The story goes that Jean’s cousins and daughter devised a scheme for Jean and Bobby to meet again while she was visiting Chattanooga from Florida. Jean was eating dinner with her cousin Joe Wilson and his wife, Pat, along with another cousin Dick Fowler and his wife, Sarah, when they saw Bobby and invited him to come over to their table. They did not tell Jean about the plan.

“They were having a heyday, especially my daughter. She thought it was the most fun thing she had ever done,” Jean recalled. “They got real silly and were giggling. They finally settled down, and I saw a male figure out of the corner of my eye coming toward me. I was just getting ready to say, ‘Sir, I think you have the wrong table,’ until I realized it was Bobby.”

Of course, they had plenty to talk about, including Jean’s father, Bill Spears, an All-American football player at Vanderbilt and a founder of Spears, Moore, Rebman and Williams law firm in Chattanooga. Jean and Bobby stayed in touch while she went back and forth between Chattanooga, where her mother was in a nursing home, and Florida. “It just went from there,” she said. “And we’ve been married seven years.”

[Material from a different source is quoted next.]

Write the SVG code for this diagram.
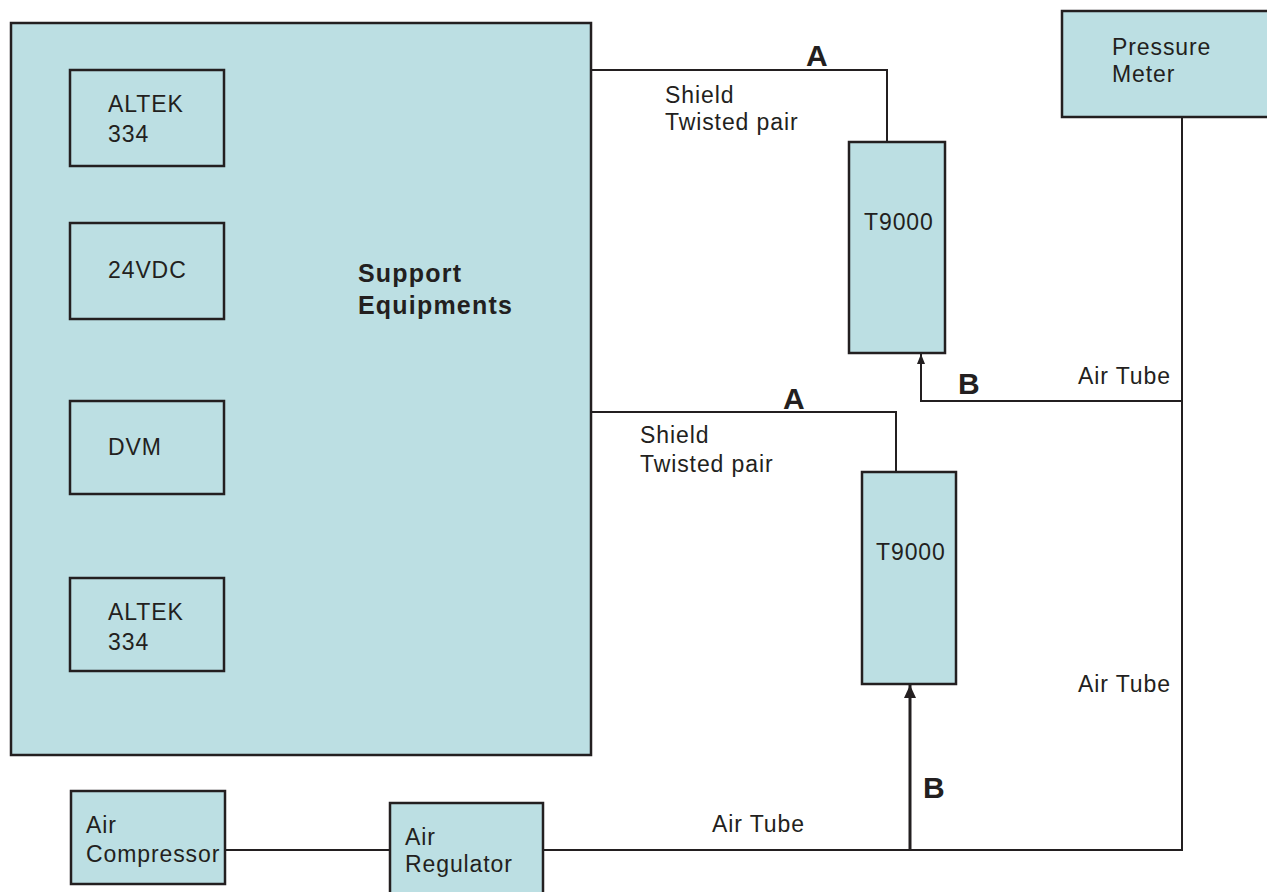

After college, Bobby went to the Navy and was released from active duty in 1965, but he later served during Operations Desert Shield and Desert Storm while in the Naval Reserve and then retired as a rear admiral. His two sons, Bob and John, also went to Bright, and he has three granddaughters in Texas. Bobby recently served on the school’s Board of Trustees. Jean was a teacher in Florida and raised two children, Borden and Suzanne.

After Jean’s mother died in 2009, they found letters that Jean had written from a summer camp when she was 13 years old that said, “Bobby has written me twice, but I haven’t heard anything from George,” referring to another classmate, George Elder. “That got us tickled when we found those letters because I had completely forgotten about that,” Jean said. “I was not much of a letter writer and never bothered to write (Bobby) back. I guess the romance stopped abruptly.” Added Bobby: “I guess I saw the writing on the wall.”

Classmates of Bobby and Jean have been intrigued when they learn of their marriage. After all, the odds were not in Bobby’s favor. There were only five girls in the Class of 1953. “They all think it’s interesting that so many years later you get reintroduced,” Bobby said. “They never thought she would marry me. I think that’s probably what they were thinking. Jean was the queen of the class.”

It is fun for them to reminisce about days at Bright School, such as lunch of ground steak and mashed potatoes (which they still like to eat), the picnic, Miss Bright’s brass milk jug, and even Valentine’s Day. “Being Bright School, we brought cards for everyone,” Bobby said. Certainly, that’s to make sure everyone is included, but you never know who your Valentine might turn out to be.